══ Recorded information
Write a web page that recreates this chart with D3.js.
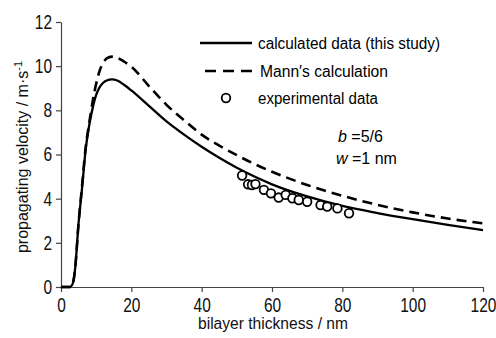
<!DOCTYPE html>
<html><head><meta charset="utf-8">
<script src="https://cdn.jsdelivr.net/npm/d3@7"></script>
<style>body{margin:0;background:#fff}svg{display:block}</style>
</head><body>
<svg id="c" width="496" height="338"></svg>
<script>
const xTicks=[0,20,40,60,80,100,120];
const yTicks=[0,2,4,6,8,10,12];
const calcX=[0,2.5,3.2,4,5,6,7,8,9,10,11,12,13,14.5,16,18,20,25,30,35,40,45,50,55,60,70,80,90,100,110,120];
const calcY=[0,0,0.1,0.8,2.9,4.5,6.2,7.3,8.1,8.7,9.05,9.25,9.35,9.4,9.35,9.15,8.9,8.2,7.5,6.9,6.35,5.85,5.4,5.0,4.65,4.1,3.67,3.35,3.07,2.81,2.58];
const mannX=[0,3,4,5,6,7,8,9,10,11,12,13,14.5,16,18,20,25,30,35,40,45,50,55,60,70,80,90,100,110,120];
const mannY=[0,0,0.8,2.9,4.6,6.3,7.4,8.4,9.2,9.8,10.15,10.35,10.43,10.38,10.2,9.98,9.1,8.25,7.55,6.9,6.4,5.97,5.57,5.22,4.62,4.13,3.72,3.38,3.1,2.88];
const expX=[51.5,53.2,54.3,55.3,57.7,59.7,61.9,63.9,65.8,67.6,70,73.8,75.7,78.6,81.9];
const expY=[5.05,4.65,4.62,4.66,4.4,4.24,4.05,4.17,4.02,3.94,3.86,3.71,3.64,3.56,3.34];

const svg=d3.select("#c");
const x=d3.scaleLinear().domain([0,120]).range([61,483]);
const y=d3.scaleLinear().domain([0,12]).range([287,22]);
const FONT="'Liberation Sans', Arial, sans-serif";

// axes
const xa=svg.append("g").attr("transform","translate(0,287)")
  .call(d3.axisBottom(x).tickValues(xTicks).tickSize(5).tickSizeOuter(0).tickPadding(4));
const ya=svg.append("g").attr("transform","translate(61,0)")
  .call(d3.axisLeft(y).tickValues(yTicks).tickSize(5).tickSizeOuter(0).tickPadding(4));
[xa,ya].forEach(a=>{
  a.select(".domain").attr("stroke","#444").attr("stroke-width",1.2);
  a.selectAll(".tick line").attr("stroke","#444").attr("stroke-width",1.2);
  a.selectAll(".tick text").attr("fill","#111").style("font-family",FONT).style("font-size","20px")
    .attr("textLength",d=>String(d).length*8.6).attr("lengthAdjust","spacingAndGlyphs");
});
xa.selectAll(".tick text").attr("dy","0.78em");

// lines
const mk=(xs,ys)=>xs.map((v,i)=>[v,ys[i]]);
const line=d3.line().x(d=>x(d[0])).y(d=>y(d[1])).curve(d3.curveMonotoneX);
svg.append("path").attr("d",line(mk(mannX,mannY))).attr("fill","none").attr("stroke","#000")
  .attr("stroke-width",2.6).attr("stroke-dasharray","10,6");
svg.append("path").attr("d",line(mk(calcX,calcY))).attr("fill","none").attr("stroke","#000")
  .attr("stroke-width",2.3);

// experimental points
svg.append("g").selectAll("circle").data(mk(expX,expY)).join("circle")
  .attr("cx",d=>x(d[0])).attr("cy",d=>y(d[1])).attr("r",4.3)
  .attr("fill","#fff").attr("stroke","#000").attr("stroke-width",1.8);

// legend
const lg=svg.append("g").style("font-family",FONT).style("font-size","16px").attr("fill","#000");
lg.append("line").attr("x1",200).attr("x2",252).attr("y1",43).attr("y2",43).attr("stroke","#000").attr("stroke-width",2.3);
lg.append("text").attr("x",258).attr("y",43).attr("dy","0.35em").attr("textLength",182).attr("lengthAdjust","spacingAndGlyphs").text("calculated data (this study)");
lg.append("line").attr("x1",205).attr("x2",252).attr("y1",71).attr("y2",71).attr("stroke","#000").attr("stroke-width",2.6).attr("stroke-dasharray","11,7");
lg.append("text").attr("x",260).attr("y",71).attr("dy","0.35em").attr("textLength",128).attr("lengthAdjust","spacingAndGlyphs").text("Mann\u2032s calculation");
lg.append("circle").attr("cx",226).attr("cy",98).attr("r",4.3).attr("fill","#fff").attr("stroke","#000").attr("stroke-width",1.8);
lg.append("text").attr("x",258).attr("y",98).attr("dy","0.35em").attr("textLength",120).attr("lengthAdjust","spacingAndGlyphs").text("experimental data");

// annotation
const an=svg.append("g").style("font-family",FONT).style("font-size","16px").attr("fill","#000");
const t1=an.append("text").attr("x",338).attr("y",136).attr("dy","0.35em");
t1.append("tspan").style("font-style","italic").text("b");
t1.append("tspan").text(" =5/6");
const t2=an.append("text").attr("x",336).attr("y",158).attr("dy","0.35em");
t2.append("tspan").style("font-style","italic").text("w");
t2.append("tspan").text(" =1 nm");

// axis titles
svg.append("text").attr("x",273).attr("y",323).attr("dy","0.35em").attr("text-anchor","middle")
  .style("font-family",FONT).style("font-size","16px").attr("fill","#111").attr("textLength",150).attr("lengthAdjust","spacingAndGlyphs")
  .text("bilayer thickness / nm");
const yt=svg.append("text").attr("transform","translate(22,157) rotate(-90)").attr("text-anchor","middle")
  .attr("dy","0.35em").style("font-family",FONT).style("font-size","16px").attr("fill","#111");
yt.append("tspan").text("propagating velocity / m\u00b7s");
yt.append("tspan").attr("dy","-0.5em").style("font-size","11px").text("-1");
</script>
</body></html>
════
Task instructions: Omit every picture while copying the listing above exactly.

Response to this task:
Write a web page that recreates this chart with D3.js.
<!DOCTYPE html>
<html><head><meta charset="utf-8">
<script src="https://cdn.jsdelivr.net/npm/d3@7"></script>
<style>body{margin:0;background:#fff}svg{display:block}</style>
</head><body>
<svg id="c" width="496" height="338"></svg>
<script>
const xTicks=[0,20,40,60,80,100,120];
const yTicks=[0,2,4,6,8,10,12];
const calcX=[0,2.5,3.2,4,5,6,7,8,9,10,11,12,13,14.5,16,18,20,25,30,35,40,45,50,55,60,70,80,90,100,110,120];
const calcY=[0,0,0.1,0.8,2.9,4.5,6.2,7.3,8.1,8.7,9.05,9.25,9.35,9.4,9.35,9.15,8.9,8.2,7.5,6.9,6.35,5.85,5.4,5.0,4.65,4.1,3.67,3.35,3.07,2.81,2.58];
const mannX=[0,3,4,5,6,7,8,9,10,11,12,13,14.5,16,18,20,25,30,35,40,45,50,55,60,70,80,90,100,110,120];
const mannY=[0,0,0.8,2.9,4.6,6.3,7.4,8.4,9.2,9.8,10.15,10.35,10.43,10.38,10.2,9.98,9.1,8.25,7.55,6.9,6.4,5.97,5.57,5.22,4.62,4.13,3.72,3.38,3.1,2.88];
const expX=[51.5,53.2,54.3,55.3,57.7,59.7,61.9,63.9,65.8,67.6,70,73.8,75.7,78.6,81.9];
const expY=[5.05,4.65,4.62,4.66,4.4,4.24,4.05,4.17,4.02,3.94,3.86,3.71,3.64,3.56,3.34];

const svg=d3.select("#c");
const x=d3.scaleLinear().domain([0,120]).range([61,483]);
const y=d3.scaleLinear().domain([0,12]).range([287,22]);
const FONT="'Liberation Sans', Arial, sans-serif";

// axes
const xa=svg.append("g").attr("transform","translate(0,287)")
  .call(d3.axisBottom(x).tickValues(xTicks).tickSize(5).tickSizeOuter(0).tickPadding(4));
const ya=svg.append("g").attr("transform","translate(61,0)")
  .call(d3.axisLeft(y).tickValues(yTicks).tickSize(5).tickSizeOuter(0).tickPadding(4));
[xa,ya].forEach(a=>{
  a.select(".domain").attr("stroke","#444").attr("stroke-width",1.2);
  a.selectAll(".tick line").attr("stroke","#444").attr("stroke-width",1.2);
  a.selectAll(".tick text").attr("fill","#111").style("font-family",FONT).style("font-size","20px")
    .attr("textLength",d=>String(d).length*8.6).attr("lengthAdjust","spacingAndGlyphs");
});
xa.selectAll(".tick text").attr("dy","0.78em");

// lines
const mk=(xs,ys)=>xs.map((v,i)=>[v,ys[i]]);
const line=d3.line().x(d=>x(d[0])).y(d=>y(d[1])).curve(d3.curveMonotoneX);
svg.append("path").attr("d",line(mk(mannX,mannY))).attr("fill","none").attr("stroke","#000")
  .attr("stroke-width",2.6).attr("stroke-dasharray","10,6");
svg.append("path").attr("d",line(mk(calcX,calcY))).attr("fill","none").attr("stroke","#000")
  .attr("stroke-width",2.3);

// experimental points
svg.append("g").selectAll("circle").data(mk(expX,expY)).join("circle")
  .attr("cx",d=>x(d[0])).attr("cy",d=>y(d[1])).attr("r",4.3)
  .attr("fill","#fff").attr("stroke","#000").attr("stroke-width",1.8);

// legend
const lg=svg.append("g").style("font-family",FONT).style("font-size","16px").attr("fill","#000");
lg.append("line").attr("x1",200).attr("x2",252).attr("y1",43).attr("y2",43).attr("stroke","#000").attr("stroke-width",2.3);
lg.append("text").attr("x",258).attr("y",43).attr("dy","0.35em").attr("textLength",182).attr("lengthAdjust","spacingAndGlyphs").text("calculated data (this study)");
lg.append("line").attr("x1",205).attr("x2",252).attr("y1",71).attr("y2",71).attr("stroke","#000").attr("stroke-width",2.6).attr("stroke-dasharray","11,7");
lg.append("text").attr("x",260).attr("y",71).attr("dy","0.35em").attr("textLength",128).attr("lengthAdjust","spacingAndGlyphs").text("Mann\u2032s calculation");
lg.append("circle").attr("cx",226).attr("cy",98).attr("r",4.3).attr("fill","#fff").attr("stroke","#000").attr("stroke-width",1.8);
lg.append("text").attr("x",258).attr("y",98).attr("dy","0.35em").attr("textLength",120).attr("lengthAdjust","spacingAndGlyphs").text("experimental data");

// annotation
const an=svg.append("g").style("font-family",FONT).style("font-size","16px").attr("fill","#000");
const t1=an.append("text").attr("x",338).attr("y",136).attr("dy","0.35em");
t1.append("tspan").style("font-style","italic").text("b");
t1.append("tspan").text(" =5/6");
const t2=an.append("text").attr("x",336).attr("y",158).attr("dy","0.35em");
t2.append("tspan").style("font-style","italic").text("w");
t2.append("tspan").text(" =1 nm");

// axis titles
svg.append("text").attr("x",273).attr("y",323).attr("dy","0.35em").attr("text-anchor","middle")
  .style("font-family",FONT).style("font-size","16px").attr("fill","#111").attr("textLength",150).attr("lengthAdjust","spacingAndGlyphs")
  .text("bilayer thickness / nm");
const yt=svg.append("text").attr("transform","translate(22,157) rotate(-90)").attr("text-anchor","middle")
  .attr("dy","0.35em").style("font-family",FONT).style("font-size","16px").attr("fill","#111");
yt.append("tspan").text("propagating velocity / m\u00b7s");
yt.append("tspan").attr("dy","-0.5em").style("font-size","11px").text("-1");
</script>
</body></html>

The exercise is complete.